Resulta complicado apelar a la ética en los tiempos que corren: la justicia se expresa mediante bombas, las democracias aprueban leyes que limitan las libertades de prensa, los Estados laicos invocan a Dios para que proteja a sus ejércitos. Uno puede hacer oídos sordos a lo que ruge en los televisores, puede apretar el interruptor y rescindir las imágenes de tanques, ametralladoras y edificios saltando en pedazos; incluso se puede refugiar en las páginas de deportes del periódico y creer que vive en una isla, y taparse los oídos cuando las conversaciones del autobús tomen un rumbo que no sea apetecible. Todo sucede a demasiados kilómetros de distancia como para que me alcance el polvo de los escombros, cabría razonar, en nada van a alterar los acontecimientos de los noticiarios mis rutinas, esperanzas ni decepciones. Cabe alegar todo eso, de acuerdo, pero basta con darse una vuelta por los alrededores de Morón de la Frontera, provincia de Sevilla, o Rota, provincia de Cádiz, para comprobar lo falaz de esos argumentos: grandes pájaros de níquel y aluminio emprenden el vuelo con el vientre cargado de muerte, y vuelven una vez y otra a alimentarse al siniestro abrevadero que protegen las alambradas. De aquí, de nuestro propio corazón, del suelo que pisamos para ir al trabajo o encender la barbacoa, brotan las aves rapaces que cazan en los telediarios. De algún modo, que sus nidos estén a dos tiros de piedra nos compromete en todas sus fechorías, nos mancha con la sangre de las víctimas y nos vuelve cómplices, como aquellos alemanes de los años cuarenta que fingían ver en Dachau una inocente fábrica de suministros.

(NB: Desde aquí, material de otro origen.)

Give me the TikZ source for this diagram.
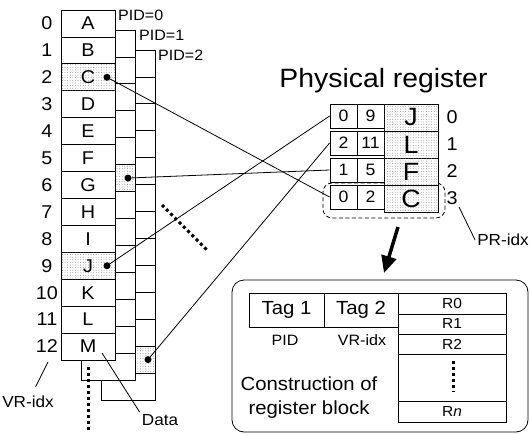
\documentclass[tikz,border=0pt]{standalone}
\usepackage{fontspec}
\setmainfont{Liberation Sans}[FakeStretch=1.07]
\usetikzlibrary{patterns.meta,arrows.meta}
\newcommand{\myfs}[1]{\fontsize{#1}{#1}\selectfont}
\begin{document}
\begin{tikzpicture}[x=1pt,y=-1pt,
  cell/.style={draw,line width=0.8pt,fill=white,minimum width=54pt,minimum height=26.92pt,inner sep=0pt,outer sep=0pt,font=\myfs{18.5}},
  shaded/.style={postaction={pattern={Dots[distance=2.6pt,radius=0.4pt]},pattern color=black!55}},
  prcell/.style={cell,shaded,minimum height=27pt,font=\myfs{25}},
  tagbox/.style={draw,line width=0.8pt,fill=white,minimum width=27pt,minimum height=24pt,inner sep=0pt,font=\myfs{16.5}},
  rbox/.style={draw,line width=0.8pt,fill=white,minimum width=108pt,inner sep=0pt,font=\myfs{14.5}},
  tbox/.style={draw,line width=0.8pt,fill=white,minimum height=34pt,inner sep=0pt,font=\myfs{19}},
  lbl/.style={font=\myfs{#1},inner sep=2pt},
  pidlbl/.style={anchor=base west,inner sep=0pt,font=\myfs{15}},
  dotn/.style={circle,fill=black,minimum size=7pt,inner sep=0pt},
  conn/.style={line width=0.8pt},
  thickdots/.style={line width=3pt,dash pattern=on 3pt off 3pt}]
\useasboundingbox (0,0) rectangle (530,434);

% ---- PID = 2 array
\foreach \i in {0,...,12}
  \node[cell] (c2-\i) at (128,{50+26.92*(\i+0.5)}) {};
\node[cell,shaded] (c2-11) at (128,{50+26.92*11.5}) {};
% ---- PID = 1 array
\foreach \i in {0,...,12}
  \node[cell] (c1-\i) at (108,{30+26.92*(\i+0.5)}) {};
\node[cell,shaded] (c1-5) at (108,{30+26.92*5.5}) {};
% ---- PID = 0 array
\foreach \L [count=\j from 0] in {A,B,C,D,E,F,G,H,I,J,K,L,M} {
  \node[cell] (c0-\j) at (88,{10+26.92*(\j+0.5)}) {\L};
  \node[lbl=18.5] (n\j) at (47,{10+26.92*(\j+0.5)}) {\j};
}
\node[cell,shaded] (c0-2) at (88,{10+26.92*2.5}) {C};
\node[cell,shaded] (c0-9) at (88,{10+26.92*9.5}) {J};

\node[pidlbl] (p0) at (118,20.5) {PID=0};
\node[pidlbl] (p1) at (139,40.5) {PID=1};
\node[pidlbl] (p2) at (158,60.5) {PID=2};

% dots in the arrays
\node[dotn] (dC) at (107,{10+26.92*2.5}) {};
\node[dotn] (dJ) at (107,{10+26.92*9.5}) {};
\node[dotn] (dF) at (128,{30+26.92*5.5}) {};
\node[dotn] (dL) at (148,{50+26.92*11.5}) {};

% continuation marks
\coordinate (vdA) at (88,367);
\coordinate (vdB) at (88,431);
\draw[thickdots] (vdA) -- (vdB);
\coordinate (ddA) at (162,205);
\coordinate (ddB) at (207,250);
\draw[thickdots] (ddA) -- (ddB);

% labels VR-idx and Data
\node[lbl=16] (vridx) at (28,402) {VR-idx};
\coordinate (vrA) at (48,362);
\draw[conn,shorten >=8pt] (vrA) -- (vridx);
\node[lbl=16] (data) at (160,420) {Data};
\coordinate (daA) at (102,353);
\draw[conn] (daA) -- (data.north west);

% ---- Physical register
\node[anchor=base,inner sep=0pt,font=\myfs{26.5}] (title) at (383.5,87) {Physical register};
\node[draw,dash pattern=on 4pt off 2.5pt,rounded corners=9pt,minimum width=122pt,minimum height=35pt,line width=0.8pt] (sel) at (384,200.5) {};
\foreach \a/\b/\L [count=\r from 0] in {0/9/J,2/11/L,1/5/F,0/2/C} {
  \node[tagbox] (t\r-a) at (343.5,{104+27*\r+12}) {\a};
  \node[tagbox] (t\r-b) at (370.5,{104+27*\r+12}) {\b};
  \node[prcell] (pr\r) at (411,{104+27*\r+13.5}) {\L};
  \node[lbl=18.5] (pi\r) at (452,{104+27*\r+13.5}) {\r};
}
\node[lbl=16] (pridx) at (503,240) {PR-idx};
\coordinate (prA) at (459,207);
\draw[conn] (prA) -- (pridx.west);

% big arrow
\coordinate (arA) at (398,227);
\coordinate (arB) at (384,273);
\draw[line width=3.5pt,-{Triangle[length=17pt,width=15pt]}] (arA) -- (arB);

% ---- register block
\node[draw,line width=0.8pt,rounded corners=12pt,minimum width=296pt,minimum height=152pt] (blk) at (380,356) {};
\node[tbox,minimum width=75pt] (tag1) at (286.5,310) {Tag 1};
\node[tbox,minimum width=74pt] (tag2) at (361,310) {Tag 2};
\node[lbl=15] (pidl) at (285,340) {PID};
\node[lbl=15] (vrl) at (362,340) {VR-idx};
\node[rbox,minimum height=21pt] (R0) at (452,303.5) {R0};
\node[rbox,minimum height=20pt] (R1) at (452,324) {R1};
\node[rbox,minimum height=20pt] (R2) at (452,344) {R2};
\node[rbox,minimum height=47pt] (Rd) at (452,377.5) {};
\node[rbox,minimum height=21pt] (Rn) at (452,411.5) {R\textit{n}};
\coordinate (rdA) at (453,361);
\coordinate (rdB) at (453,392);
\draw[thickdots] (rdA) -- (rdB);
\node[align=center,font=\fontsize{19}{24}\selectfont] (constr) at (309,398) {Construction of\\register block};

% ---- connectors
\draw[conn] (dC) -- (t3-a.west);
\draw[conn] (dJ) -- (t0-a.west);
\draw[conn] (dF) -- (t2-a.west);
\draw[conn] (dL) -- (t1-a.west);
\end{tikzpicture}
\end{document}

Parafraseando una vieja canción, podría afirmarse que vivimos malos tiempos para la ética: este pobre profesor de secundaria no encuentra ejemplos que sostener frente a la perplejidad de sus alumnos. Los protagonistas de las películas dicen que en la guerra y en el amor todo vale, pero sus balas son de fogueo y las mujeres están maquilladas; en la vida real, los hombres necesitamos de un código de leyes que nos proteja de las decisiones arbitrarias de nuestros vecinos y que nos impida caer en el fango más sucio de la animalidad. Lo peor de esta guerra no radica en los bombardeos, los cadáveres, los éxodos de damnificados, las epidemias, los campos de concentración: todo está tan visto que los reportajes de televisión parecen limitarse a repetir una sobada película. Lo peor, tenía razón el señor Bush, está por venir. Lo peor llegará el día después de la deposición de las armas, cuando se demuestre que gracias a la pataleta de tres irresponsables mandamases se han echado por la borda los progresos morales acumulados por el hombre en doscientos pacientes y estériles años. Lo peor es que esta guerra demuestra que el Derecho y la ética pueden pisotearse como esas sucias arenas de los desiertos que hollan las botas militares: pasó el tiempo de las soberanías nacionales, pasó el tiempo del arbitraje de la ONU, pasó el tiempo de la cooperación interestatal, pasó, sobre todo, el tiempo de las leyes, del imperativo, de aquellas normas que, según Kant, obligaban moralmente a un sujeto racional y responsable. Eso es lo peor.